───── Data provided

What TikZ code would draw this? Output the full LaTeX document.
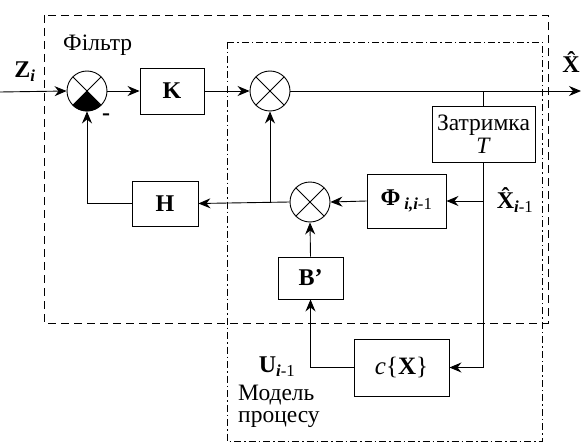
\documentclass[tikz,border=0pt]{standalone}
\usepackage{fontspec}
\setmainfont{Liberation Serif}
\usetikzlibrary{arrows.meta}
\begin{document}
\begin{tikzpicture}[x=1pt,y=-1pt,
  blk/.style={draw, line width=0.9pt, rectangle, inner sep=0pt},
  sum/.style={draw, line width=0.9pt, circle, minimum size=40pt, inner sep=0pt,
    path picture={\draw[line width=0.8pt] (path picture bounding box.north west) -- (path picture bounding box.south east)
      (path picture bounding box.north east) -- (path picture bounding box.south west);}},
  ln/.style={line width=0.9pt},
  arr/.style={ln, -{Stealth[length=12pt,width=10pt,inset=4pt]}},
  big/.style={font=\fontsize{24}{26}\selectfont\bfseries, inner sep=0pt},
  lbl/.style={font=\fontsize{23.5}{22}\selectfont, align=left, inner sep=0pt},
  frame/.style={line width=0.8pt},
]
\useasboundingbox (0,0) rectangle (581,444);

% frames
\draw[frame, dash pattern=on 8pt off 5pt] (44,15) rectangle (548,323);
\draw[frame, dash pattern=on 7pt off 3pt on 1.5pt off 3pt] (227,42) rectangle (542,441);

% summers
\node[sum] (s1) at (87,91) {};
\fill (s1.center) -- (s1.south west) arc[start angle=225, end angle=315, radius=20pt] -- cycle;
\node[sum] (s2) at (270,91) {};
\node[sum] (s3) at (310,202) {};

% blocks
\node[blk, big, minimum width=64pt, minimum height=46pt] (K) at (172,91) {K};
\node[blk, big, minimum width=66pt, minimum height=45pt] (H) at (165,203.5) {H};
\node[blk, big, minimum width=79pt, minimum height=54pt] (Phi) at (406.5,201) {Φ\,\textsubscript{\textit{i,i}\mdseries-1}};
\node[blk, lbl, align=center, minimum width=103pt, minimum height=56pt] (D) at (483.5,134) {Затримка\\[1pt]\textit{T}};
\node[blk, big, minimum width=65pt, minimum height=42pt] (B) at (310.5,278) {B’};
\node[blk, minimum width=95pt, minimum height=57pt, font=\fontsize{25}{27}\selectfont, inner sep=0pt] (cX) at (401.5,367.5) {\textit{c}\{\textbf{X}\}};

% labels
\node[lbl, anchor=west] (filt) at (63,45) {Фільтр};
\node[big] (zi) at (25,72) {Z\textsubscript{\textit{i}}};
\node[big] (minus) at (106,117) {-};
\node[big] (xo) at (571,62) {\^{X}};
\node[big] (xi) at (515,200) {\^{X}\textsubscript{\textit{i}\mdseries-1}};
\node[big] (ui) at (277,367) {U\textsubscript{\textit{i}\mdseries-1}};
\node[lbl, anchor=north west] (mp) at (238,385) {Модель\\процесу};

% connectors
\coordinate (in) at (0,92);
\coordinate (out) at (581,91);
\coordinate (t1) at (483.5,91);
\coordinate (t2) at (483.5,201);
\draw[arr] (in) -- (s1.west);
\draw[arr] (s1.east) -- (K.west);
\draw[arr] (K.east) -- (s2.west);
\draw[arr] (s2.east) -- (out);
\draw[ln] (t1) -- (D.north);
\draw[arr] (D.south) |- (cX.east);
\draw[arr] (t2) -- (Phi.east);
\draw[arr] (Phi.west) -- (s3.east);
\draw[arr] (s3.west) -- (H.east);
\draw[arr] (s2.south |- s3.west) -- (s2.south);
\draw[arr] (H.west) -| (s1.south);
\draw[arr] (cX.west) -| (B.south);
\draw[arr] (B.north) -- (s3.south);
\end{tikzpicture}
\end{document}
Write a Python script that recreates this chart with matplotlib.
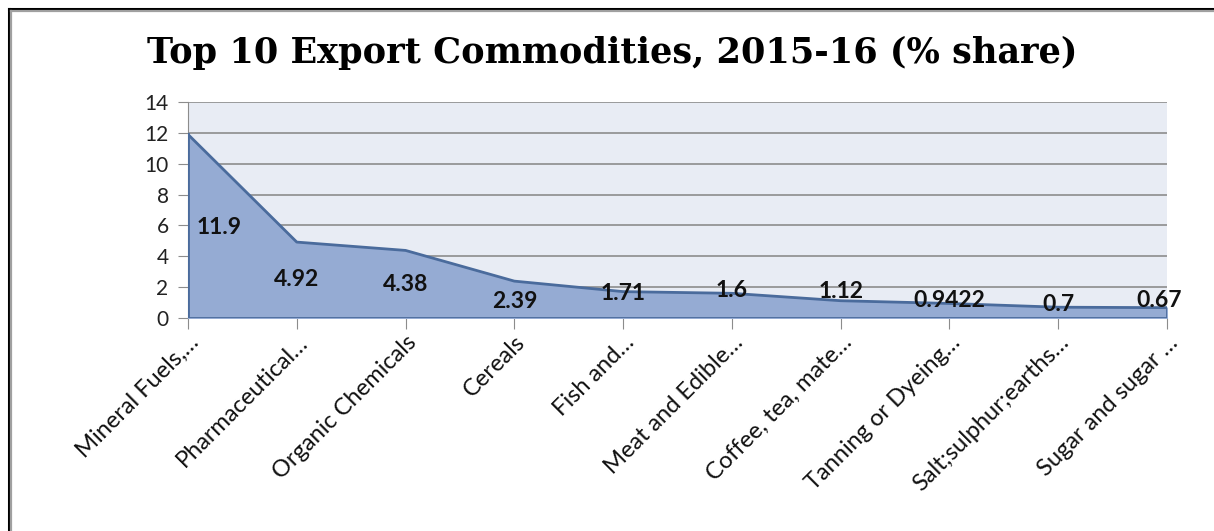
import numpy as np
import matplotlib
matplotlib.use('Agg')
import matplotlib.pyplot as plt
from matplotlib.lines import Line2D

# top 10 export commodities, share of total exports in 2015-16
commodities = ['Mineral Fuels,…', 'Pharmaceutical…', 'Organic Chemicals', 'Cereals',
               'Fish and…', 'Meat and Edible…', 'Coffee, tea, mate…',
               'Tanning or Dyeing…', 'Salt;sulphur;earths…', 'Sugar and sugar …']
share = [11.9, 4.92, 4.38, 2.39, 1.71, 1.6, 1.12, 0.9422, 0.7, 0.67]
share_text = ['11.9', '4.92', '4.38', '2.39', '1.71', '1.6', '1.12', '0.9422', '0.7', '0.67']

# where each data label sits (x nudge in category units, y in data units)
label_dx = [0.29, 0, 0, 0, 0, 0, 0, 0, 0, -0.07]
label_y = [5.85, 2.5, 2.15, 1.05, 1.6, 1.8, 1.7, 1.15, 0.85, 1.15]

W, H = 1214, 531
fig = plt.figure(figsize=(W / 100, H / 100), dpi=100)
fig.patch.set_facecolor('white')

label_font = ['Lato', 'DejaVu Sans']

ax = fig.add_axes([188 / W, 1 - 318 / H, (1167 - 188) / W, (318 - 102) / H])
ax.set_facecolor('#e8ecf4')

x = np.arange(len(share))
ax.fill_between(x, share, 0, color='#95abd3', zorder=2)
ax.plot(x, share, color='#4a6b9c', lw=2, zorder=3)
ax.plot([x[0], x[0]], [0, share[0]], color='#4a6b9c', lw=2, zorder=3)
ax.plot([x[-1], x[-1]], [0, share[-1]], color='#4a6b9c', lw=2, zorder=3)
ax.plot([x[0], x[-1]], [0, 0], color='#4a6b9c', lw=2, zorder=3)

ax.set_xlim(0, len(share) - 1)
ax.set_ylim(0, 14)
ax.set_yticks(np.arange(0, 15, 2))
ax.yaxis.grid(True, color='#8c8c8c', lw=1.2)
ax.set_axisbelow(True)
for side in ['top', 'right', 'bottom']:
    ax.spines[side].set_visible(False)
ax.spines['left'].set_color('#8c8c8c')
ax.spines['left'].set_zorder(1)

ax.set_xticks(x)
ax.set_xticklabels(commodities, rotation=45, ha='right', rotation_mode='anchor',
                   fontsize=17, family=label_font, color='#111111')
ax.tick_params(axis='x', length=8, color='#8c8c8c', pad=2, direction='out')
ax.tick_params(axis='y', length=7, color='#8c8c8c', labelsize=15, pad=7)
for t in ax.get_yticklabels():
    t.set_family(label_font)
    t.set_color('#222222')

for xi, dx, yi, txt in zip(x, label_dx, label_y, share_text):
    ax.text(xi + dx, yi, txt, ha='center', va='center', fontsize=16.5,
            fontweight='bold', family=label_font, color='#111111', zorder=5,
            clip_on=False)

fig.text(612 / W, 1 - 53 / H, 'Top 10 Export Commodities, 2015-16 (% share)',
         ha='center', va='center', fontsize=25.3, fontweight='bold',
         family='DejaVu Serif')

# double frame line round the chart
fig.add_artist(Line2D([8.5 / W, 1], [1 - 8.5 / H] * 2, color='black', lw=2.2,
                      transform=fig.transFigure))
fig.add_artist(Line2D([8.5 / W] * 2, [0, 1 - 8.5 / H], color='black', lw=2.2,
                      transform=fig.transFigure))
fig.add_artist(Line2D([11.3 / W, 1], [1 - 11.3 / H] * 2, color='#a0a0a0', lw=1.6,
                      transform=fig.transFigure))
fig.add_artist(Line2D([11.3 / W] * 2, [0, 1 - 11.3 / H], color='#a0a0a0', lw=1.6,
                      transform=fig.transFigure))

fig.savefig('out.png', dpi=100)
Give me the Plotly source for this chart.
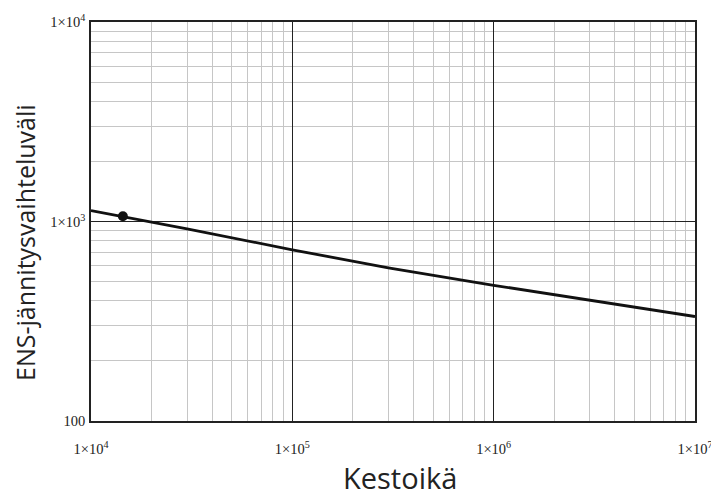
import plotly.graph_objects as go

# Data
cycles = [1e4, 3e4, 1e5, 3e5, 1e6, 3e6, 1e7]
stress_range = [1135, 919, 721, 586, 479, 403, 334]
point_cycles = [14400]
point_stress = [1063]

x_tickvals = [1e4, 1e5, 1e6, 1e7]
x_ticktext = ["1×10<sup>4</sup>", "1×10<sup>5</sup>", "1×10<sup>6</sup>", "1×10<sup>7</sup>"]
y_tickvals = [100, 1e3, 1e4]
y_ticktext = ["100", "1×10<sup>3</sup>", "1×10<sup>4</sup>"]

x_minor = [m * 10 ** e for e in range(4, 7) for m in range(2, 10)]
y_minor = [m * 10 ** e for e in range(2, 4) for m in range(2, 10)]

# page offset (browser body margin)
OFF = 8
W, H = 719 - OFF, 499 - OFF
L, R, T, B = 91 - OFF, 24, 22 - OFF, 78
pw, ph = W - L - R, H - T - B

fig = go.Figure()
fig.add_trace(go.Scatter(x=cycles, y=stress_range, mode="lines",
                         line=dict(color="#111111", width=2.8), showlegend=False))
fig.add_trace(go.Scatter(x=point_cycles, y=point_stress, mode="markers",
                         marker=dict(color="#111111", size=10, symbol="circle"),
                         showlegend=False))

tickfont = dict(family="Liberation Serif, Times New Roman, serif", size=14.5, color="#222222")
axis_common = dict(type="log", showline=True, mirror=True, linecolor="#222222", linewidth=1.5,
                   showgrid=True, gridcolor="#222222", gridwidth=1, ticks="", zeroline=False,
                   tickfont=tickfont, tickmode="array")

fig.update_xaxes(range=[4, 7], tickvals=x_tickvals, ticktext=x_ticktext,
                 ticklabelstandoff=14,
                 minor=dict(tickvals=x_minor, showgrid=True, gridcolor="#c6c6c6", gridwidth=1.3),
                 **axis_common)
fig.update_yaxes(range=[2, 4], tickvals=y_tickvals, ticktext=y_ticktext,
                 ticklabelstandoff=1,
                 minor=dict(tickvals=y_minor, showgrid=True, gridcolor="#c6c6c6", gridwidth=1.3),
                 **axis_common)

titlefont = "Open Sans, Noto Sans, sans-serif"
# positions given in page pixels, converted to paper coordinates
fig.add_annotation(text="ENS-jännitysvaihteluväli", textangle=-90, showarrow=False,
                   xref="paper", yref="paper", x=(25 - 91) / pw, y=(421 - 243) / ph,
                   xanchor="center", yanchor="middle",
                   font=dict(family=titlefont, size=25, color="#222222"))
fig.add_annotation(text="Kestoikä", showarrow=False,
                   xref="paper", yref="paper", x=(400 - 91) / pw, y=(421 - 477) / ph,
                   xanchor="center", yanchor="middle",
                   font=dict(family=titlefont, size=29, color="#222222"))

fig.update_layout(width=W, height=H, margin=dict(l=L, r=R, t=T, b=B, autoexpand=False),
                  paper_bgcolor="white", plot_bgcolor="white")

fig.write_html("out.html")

──────────

Exactly restate the lines from the beginning of the data through the line with "(s3) at (310,202)", and no others, keeping pictures out.

--- Answer to this task ---
What TikZ code would draw this? Output the full LaTeX document.
\documentclass[tikz,border=0pt]{standalone}
\usepackage{fontspec}
\setmainfont{Liberation Serif}
\usetikzlibrary{arrows.meta}
\begin{document}
\begin{tikzpicture}[x=1pt,y=-1pt,
  blk/.style={draw, line width=0.9pt, rectangle, inner sep=0pt},
  sum/.style={draw, line width=0.9pt, circle, minimum size=40pt, inner sep=0pt,
    path picture={\draw[line width=0.8pt] (path picture bounding box.north west) -- (path picture bounding box.south east)
      (path picture bounding box.north east) -- (path picture bounding box.south west);}},
  ln/.style={line width=0.9pt},
  arr/.style={ln, -{Stealth[length=12pt,width=10pt,inset=4pt]}},
  big/.style={font=\fontsize{24}{26}\selectfont\bfseries, inner sep=0pt},
  lbl/.style={font=\fontsize{23.5}{22}\selectfont, align=left, inner sep=0pt},
  frame/.style={line width=0.8pt},
]
\useasboundingbox (0,0) rectangle (581,444);

% frames
\draw[frame, dash pattern=on 8pt off 5pt] (44,15) rectangle (548,323);
\draw[frame, dash pattern=on 7pt off 3pt on 1.5pt off 3pt] (227,42) rectangle (542,441);

% summers
\node[sum] (s1) at (87,91) {};
\fill (s1.center) -- (s1.south west) arc[start angle=225, end angle=315, radius=20pt] -- cycle;
\node[sum] (s2) at (270,91) {};
\node[sum] (s3) at (310,202) {};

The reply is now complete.